With a strong colony and good timing, bees can easily fill every tray. The completed sections sell well for several reasons: the packaging is clean and neat, the product is completely visible, and the unit is small enough that the price can be moderate. These are attractive features, especially for first-time comb honey purchasers.

On the other hand, the cassettes must be continually replaced and they are expensive. Natural beekeepers may object to both the plastic and the sprayed beeswax coating. And although polystyrene is considered food-safe, it is non-biodegradable. When tossed in a landfill, it will persist for hundreds of years.




If you wash and sterilize them could they be reused? Say I offered a 50 cent discount for returning your old container. I wish there was somewhere I could go see one up close. The idea looks pretty neat.

Glen Buschmann

At is a photo of the empty frame including of a single tray, and some more info including some videos.


After watching videos on Hogg half-comb the simplest way is a strong hive. Put half comb on top of two brood boxes; when honey flow is strong when 60% full put on another super? Is that correct? t/k Stan



Basically, that is correct. For more information on how to manage your bees for Hogg cassettes or other sections, see this post: How to manage bees for section honey.


I would like to buy the half-comb cassettes. How do I do it???


Go to


does anyone know where i can buy commercial quantities of hogg half comb
peter oz



You asked this on May 26 via email and I answered you on May 26 via email. Here’s a cut-and-paste:


I believe the patent now belongs to Danenhower Apiaries in Kutztown, Pennsylvania.
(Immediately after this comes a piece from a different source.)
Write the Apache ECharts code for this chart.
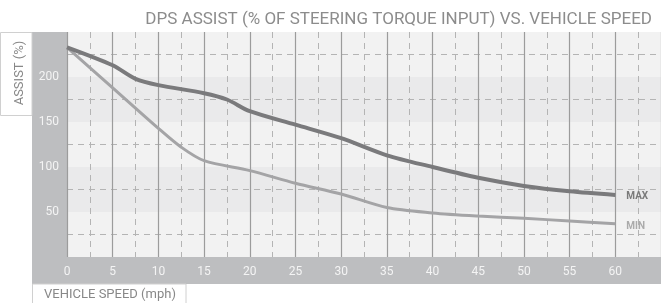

They say large quantities can be ordered by phone: 610-248-7197.


perter oz

Thank you rusty. I missed your email [mailbox was full]
and I have just received the information here. I have contacted them direct. thanks again.


I used the Hogg half comb this year. The flows were weak until later in our season. I still filled a few supers and they are sold out.

The trick is a strong colony but set up using one of the methods for producing comb honey. To learn how to do the technique use the juniper split. It’s demonstrated by comb honey producer Henry danenhower of kutztown Pennsylvania. He has written articles in the journals on comb honey production. He now holds the rights to the Hogg half comb cassette. I would recommend this to people trying to produce comb honey.

Lastly, you may look at the cost as prohibitive. Don’t and here’s why. By the time you assemble the frames and place foundation in the traditional method you’ve spent an hour or more for one super. Then using the traditional method you have to cut the comb, let it drain, then package. This could take a day or two draining the honey. And the container boxes are about a dollar a piece.

Lastly you have to do this every year. Using the Hogg half comb is as simple as loading the cassettes installing springs to keep it from moving around and waiting for the bees to complete. Disassemble the cassettes, snap the lid on and label it. I’ve left cutting the comb nonsense even though it works also.

Lastly, if the cassettes don’t ( finish ) leave it out to get robbed and store it away for next year. You can’t do this with traditional comb honey frames because the next year they get really chewy. The Hogg half comb doesn’t get chewy so your money and labor isn’t wasted.


I used the original wood version of this several years ago.
It’s a very unique product. Great for fruit stand sales.
I think this will come back strong in this age of au natural.
I’m going to try this new system and I will post my success or failure here.
Good Beeing everyone!


Jeff, How did the Hogg cassettes work out? I was in an increase and rebuild year so I did not get to comb honey this year. I would be interested in your input..



I didn’t get a chance to use them this year. Maybe next season.